Mike Marshall is one of the most accomplished and versatile acoustic musicians performing today, a master of mandolin, guitar and violin whose playing is as imaginative and adventurous as it is technically thrilling. Able to swing gracefully from jazz to classical to bluegrass to Latin styles, he puts his stamp on everything he plays with an unusually potent blend of intellect, humor and emotion - a combination of musical skill and versatility rare in the world of American instrumentalists. 

Now living in Oakland, California, Mike grew up in Central Florida, where throughout his teens he played and taught bluegrass mandolin, fiddle and guitar. In 1979, at the age of 19, he was invited to join the original David Grisman Quintet in the SF Bay Area. That association quickly lead to his recording and touring with some of the top names in acoustic music today including Tony Rice, Mark O' Connor, Stephane Grappelli, Bela Fleck and Edgar Meyer.

Mike has since played on hundreds of acoustic-music recordings both as a featured artist and performer. His 1982 CD, Gator Strut , is a classic example of a new generation of bluegrass virtuoso instrumentalists forging new directions in American instrumental music.

Today Mike can be heard on the Car Talk soundtrack recording every week on NPR along with Earl Scruggs, David Grisman and Tony Rice. In addition Mike composed and recorded the theme music for the San Francisco based radio program Forum heard daily on KQED radio.

One of his more recent CDs is a mandolin duet project with Chris Thile from the group Nickel Creek, entitled Into The Cauldron , on Sugar Hill records. This CD was listed in the top ten of Amazon.com's favorite recordings for 2003.

In 1983, Mike and violinist Darol Anger formed a partnership and established the band Montreux with pianist Barbara Higbie, bassist Michael Manring, and steel-drum virtuoso Andy Narell. The group released five recordings on the Windham Hill label and toured extensively throughout the U.S., Canada, Europe and Japan from 1984 to 1990. 

In 1986, while still a member of Montreux, Mike founded a classical string quartet of mandolin family instruments -- two mandolins, mandola and mandocello. The Modern Mandolin Quartet released four recordings for Windham Hill Records that redefined the mandolin in a classical-music setting. In 1995, the Quartet made its Carnegie Hall debut and, in 1996, received a "Meet The Composer" grant from the Lila Wallace Foundation. 

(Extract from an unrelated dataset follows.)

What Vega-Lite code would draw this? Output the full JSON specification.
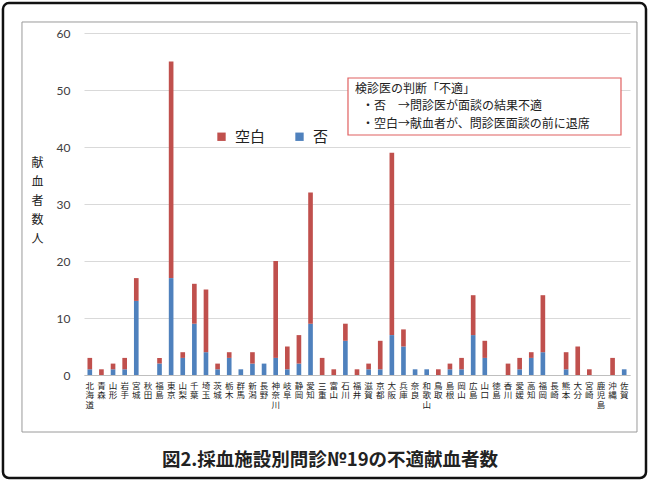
{
  "$schema": "https://vega.github.io/schema/vega-lite/v6.json",
  "autosize": {"type": "none"},
  "width": 546,
  "height": 342,
  "padding": {"left": 84, "top": 33, "right": 19, "bottom": 106},
  "background": "white",
  "config": {"view": {"stroke": null}, "font": "Noto Sans CJK JP"},
  "title": {"text": "図2.採血施設別問診№19の不適献血者数", "orient": "bottom", "frame": "group", "anchor": "middle", "baseline": "top", "fontSize": 18.5, "fontWeight": "bold", "color": "#222222", "dx": -27, "offset": -28, "font": "Noto Sans CJK JP"},
  "layer": [
    {
      "data": {"values": [
        {"pref": "北海道", "type": "否", "n": 1}, {"pref": "北海道", "type": "空白", "n": 2},
        {"pref": "青森", "type": "否", "n": 0}, {"pref": "青森", "type": "空白", "n": 1},
        {"pref": "山形", "type": "否", "n": 1}, {"pref": "山形", "type": "空白", "n": 1},
        {"pref": "岩手", "type": "否", "n": 1}, {"pref": "岩手", "type": "空白", "n": 2},
        {"pref": "宮城", "type": "否", "n": 13}, {"pref": "宮城", "type": "空白", "n": 4},
        {"pref": "秋田", "type": "否", "n": 0}, {"pref": "秋田", "type": "空白", "n": 0},
        {"pref": "福島", "type": "否", "n": 2}, {"pref": "福島", "type": "空白", "n": 1},
        {"pref": "東京", "type": "否", "n": 17}, {"pref": "東京", "type": "空白", "n": 38},
        {"pref": "山梨", "type": "否", "n": 3}, {"pref": "山梨", "type": "空白", "n": 1},
        {"pref": "千葉", "type": "否", "n": 9}, {"pref": "千葉", "type": "空白", "n": 7},
        {"pref": "埼玉", "type": "否", "n": 4}, {"pref": "埼玉", "type": "空白", "n": 11},
        {"pref": "茨城", "type": "否", "n": 1}, {"pref": "茨城", "type": "空白", "n": 1},
        {"pref": "栃木", "type": "否", "n": 3}, {"pref": "栃木", "type": "空白", "n": 1},
        {"pref": "群馬", "type": "否", "n": 1}, {"pref": "群馬", "type": "空白", "n": 0},
        {"pref": "新潟", "type": "否", "n": 2}, {"pref": "新潟", "type": "空白", "n": 2},
        {"pref": "長野", "type": "否", "n": 2}, {"pref": "長野", "type": "空白", "n": 0},
        {"pref": "神奈川", "type": "否", "n": 3}, {"pref": "神奈川", "type": "空白", "n": 17},
        {"pref": "岐阜", "type": "否", "n": 1}, {"pref": "岐阜", "type": "空白", "n": 4},
        {"pref": "静岡", "type": "否", "n": 2}, {"pref": "静岡", "type": "空白", "n": 5},
        {"pref": "愛知", "type": "否", "n": 9}, {"pref": "愛知", "type": "空白", "n": 23},
        {"pref": "三重", "type": "否", "n": 0}, {"pref": "三重", "type": "空白", "n": 3},
        {"pref": "富山", "type": "否", "n": 0}, {"pref": "富山", "type": "空白", "n": 1},
        {"pref": "石川", "type": "否", "n": 6}, {"pref": "石川", "type": "空白", "n": 3},
        {"pref": "福井", "type": "否", "n": 0}, {"pref": "福井", "type": "空白", "n": 1},
        {"pref": "滋賀", "type": "否", "n": 1}, {"pref": "滋賀", "type": "空白", "n": 1},
        {"pref": "京都", "type": "否", "n": 1}, {"pref": "京都", "type": "空白", "n": 5},
        {"pref": "大阪", "type": "否", "n": 7}, {"pref": "大阪", "type": "空白", "n": 32},
        {"pref": "兵庫", "type": "否", "n": 5}, {"pref": "兵庫", "type": "空白", "n": 3},
        {"pref": "奈良", "type": "否", "n": 1}, {"pref": "奈良", "type": "空白", "n": 0},
        {"pref": "和歌山", "type": "否", "n": 1}, {"pref": "和歌山", "type": "空白", "n": 0},
        {"pref": "鳥取", "type": "否", "n": 0}, {"pref": "鳥取", "type": "空白", "n": 1},
        {"pref": "島根", "type": "否", "n": 1}, {"pref": "島根", "type": "空白", "n": 1},
        {"pref": "岡山", "type": "否", "n": 1}, {"pref": "岡山", "type": "空白", "n": 2},
        {"pref": "広島", "type": "否", "n": 7}, {"pref": "広島", "type": "空白", "n": 7},
        {"pref": "山口", "type": "否", "n": 3}, {"pref": "山口", "type": "空白", "n": 3},
        {"pref": "徳島", "type": "否", "n": 0}, {"pref": "徳島", "type": "空白", "n": 0},
        {"pref": "香川", "type": "否", "n": 0}, {"pref": "香川", "type": "空白", "n": 2},
        {"pref": "愛媛", "type": "否", "n": 1}, {"pref": "愛媛", "type": "空白", "n": 2},
        {"pref": "高知", "type": "否", "n": 3}, {"pref": "高知", "type": "空白", "n": 1},
        {"pref": "福岡", "type": "否", "n": 4}, {"pref": "福岡", "type": "空白", "n": 10},
        {"pref": "長崎", "type": "否", "n": 0}, {"pref": "長崎", "type": "空白", "n": 0},
        {"pref": "熊本", "type": "否", "n": 1}, {"pref": "熊本", "type": "空白", "n": 3},
        {"pref": "大分", "type": "否", "n": 0}, {"pref": "大分", "type": "空白", "n": 5},
        {"pref": "宮崎", "type": "否", "n": 0}, {"pref": "宮崎", "type": "空白", "n": 1},
        {"pref": "鹿児島", "type": "否", "n": 0}, {"pref": "鹿児島", "type": "空白", "n": 0},
        {"pref": "沖縄", "type": "否", "n": 0}, {"pref": "沖縄", "type": "空白", "n": 3},
        {"pref": "佐賀", "type": "否", "n": 1}, {"pref": "佐賀", "type": "空白", "n": 0}
      ]},
      "mark": {"type": "bar"},
      "encoding": {
        "x": {"field": "pref", "type": "nominal", "sort": null,
              "scale": {"paddingInner": 0.6, "paddingOuter": 0.3},
              "axis": {"title": null, "labelExpr": "split(datum.label, '')", "labelAngle": 0, "labelBaseline": "top",
                       "labelFontSize": 8.5, "labelLineHeight": 9.5, "labelPadding": 6, "labelColor": "#222222",
                       "labelOverlap": false, "labelFlush": false, "ticks": false, "domainColor": "#bfbfbf", "grid": false}},
        "y": {"field": "n", "type": "quantitative", "stack": "zero",
              "scale": {"domain": [0, 60], "nice": false},
              "axis": {"values": [0, 10, 20, 30, 40, 50, 60], "domain": false, "ticks": false, "gridColor": "#d9d9d9",
                       "labelFont": "Lato", "labelFontSize": 12, "labelColor": "#404040", "labelPadding": 14,
                       "title": ["献", "血", "者", "数", "人"], "titleAngle": 0, "titleX": -47, "titleY": 124,
                       "titleAlign": "center", "titleBaseline": "top", "titleLineHeight": 19,
                       "titleFontSize": 12, "titleFontWeight": "normal", "titleColor": "#222222"}},
        "color": {"field": "type", "type": "nominal",
                  "scale": {"domain": ["空白", "否"], "range": ["#c0504d", "#4f81bd"]},
                  "legend": {"title": null, "orient": "none", "direction": "horizontal", "legendX": 130, "legendY": 96,
                             "symbolType": "square", "symbolSize": 70, "labelFontSize": 15, "labelColor": "#222222",
                             "labelOffset": 6, "columnPadding": 26}},
        "order": {"field": "type", "sort": "ascending"}
      }
    },
    {
      "data": {"values": [{"x1": -0.1136, "x2": 1.0128, "y1": 1.0322, "y2": -0.1667}]},
      "mark": {"type": "rect", "fill": "transparent", "stroke": "#9a9a9a", "strokeWidth": 1},
      "encoding": {
        "x": {"field": "x1", "type": "quantitative", "scale": {"domain": [0, 1], "nice": false, "zero": false}, "axis": null},
        "x2": {"field": "x2"},
        "y": {"field": "y1", "type": "quantitative", "scale": {"domain": [0, 1], "nice": false, "zero": false}, "axis": null},
        "y2": {"field": "y2"}
      }
    },
    {
      "data": {"values": [{"x1": -0.1484, "x2": 1.0293, "y1": 1.0877, "y2": -0.3012}]},
      "mark": {"type": "rect", "fill": "transparent", "stroke": "#111111", "strokeWidth": 2.5, "cornerRadius": 6},
      "encoding": {
        "x": {"field": "x1", "type": "quantitative", "scale": {"domain": [0, 1], "nice": false, "zero": false}, "axis": null},
        "x2": {"field": "x2"},
        "y": {"field": "y1", "type": "quantitative", "scale": {"domain": [0, 1], "nice": false, "zero": false}, "axis": null},
        "y2": {"field": "y2"}
      }
    },
    {
      "data": {"values": [{"x1": 0.4835, "x2": 0.9835, "y1": 0.8684, "y2": 0.7018}]},
      "mark": {"type": "rect", "fill": "white", "stroke": "#e06060", "strokeWidth": 1.2},
      "encoding": {
        "x": {"field": "x1", "type": "quantitative", "scale": {"domain": [0, 1], "nice": false, "zero": false}, "axis": null},
        "x2": {"field": "x2"},
        "y": {"field": "y1", "type": "quantitative", "scale": {"domain": [0, 1], "nice": false, "zero": false}, "axis": null},
        "y2": {"field": "y2"}
      }
    },
    {
      "data": {"values": [
        {"x": 0.4963, "y": 0.8363, "t": "検診医の判断「不適」"},
        {"x": 0.5092, "y": 0.7865, "t": "・否　→問診医が面談の結果不適"},
        {"x": 0.5092, "y": 0.7339, "t": "・空白→献血者が、問診医面談の前に退席"}
      ]},
      "mark": {"type": "text", "align": "left", "baseline": "middle", "fontSize": 12, "color": "#222222"},
      "encoding": {
        "x": {"field": "x", "type": "quantitative", "scale": {"domain": [0, 1], "nice": false, "zero": false}, "axis": null},
        "y": {"field": "y", "type": "quantitative", "scale": {"domain": [0, 1], "nice": false, "zero": false}, "axis": null},
        "text": {"field": "t"}
      }
    }
  ],
  "resolve": {"scale": {"x": "independent", "y": "independent"}}
}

Meanwhile, Mike had traveled to Brazil and began a love affair with Brazilian 'choro' music, a delightful musical form that combines virtuosic instrumental playing with rhythmically complex improvisations, not unlike bluegrass or early swing music.

Mike embarked on an in-depth study of the style that resulted in the CD, Brasil (Duets). This recording showcases Mike at the top of his form as a mandolinist and features many of his musical pals, Andy Narell, Bela Fleck, Edgar Meyer, bassist Michael Manring, and keyboardist and flutist Jovino Santos Neto. 

Mike has continued to push the boundaries of acoustic instrumental music. After tapping Fleck and Meyer for the Brasil (Duets) project, he collaborated with the two masters on a 1997 Sony Classical release titled Uncommon Ritual . The album charted on the Billboard Top Ten Classical Chart, where it remained for more than three months, and the ensemble opened the Chamber Music Series 1998 season at Lincoln Center's Alice Tully Hall. Mike worked with Meyer yet again on the 1999 Short Trip Home , another Sony Classical recording with violin virtuoso Joshua Bell and mandolin wizard Sam Bush. 

Darol Anger also remains an important collaborator for Mike. Together they have recorded under the moniker Psychograss with guitarist David Grier, banjo player Tony Trischka and bassist Todd Phillips.  In addition the two released several CDs on the Compass Records label with their quartet as well as a live duet CD entitled At Home and on the Range .

Mike has two holiday recordings to his credit: In 1998, he released Midnight Clear , a solo guitar recording, and in 2000 he recorded A Christmas Heritage with banjo player Alison Brown, Darol Anger, mandolinist Tim O'Brien, Todd Phillips and pianist-composer Phil Aaberg. That band, called New Grange, also released an eponymous CD on Compass Records.

As he does so engagingly in music, Mike also applies his adventurous aesthetic to his two principal hobbies: wine making and food. Already known as one of the best cooks in the music business, he has been trading guitar lessons for cooking lessons from Cal Peternell, head chef at Berkeley's famed Chez Panisse restaurant.

Back in the music realm, Mike has just released a second CD with Chris Thile entitled Live Duets on Sugar Hill Records, as well as a traditional Brazilian CD with his group Choro Famoso and a CD with pianist Jovino Santos Neto, entitled Serenata , featuring the music of Hermeto Pascoal (Brazil's most important musician/composer living today), on Mike's own label, Adventure Music.

Mike is now working on further recording collaborations with Darol Anger, and he performs regularly in duet settings with Darol, Edgar Meyer and Chris Thile, Hamilton de Holanda as well as with his groups Choro Famoso and Psychograss.

Along the teaching front, Mike has created the Mandolin Symposium along with fellow mandolinists David Grisman and Chris Thile. The event is a weeklong educational camp at the University California in Santa Cruz where five of the greatest mandolinists today teach over 150 mandolin students from around the world.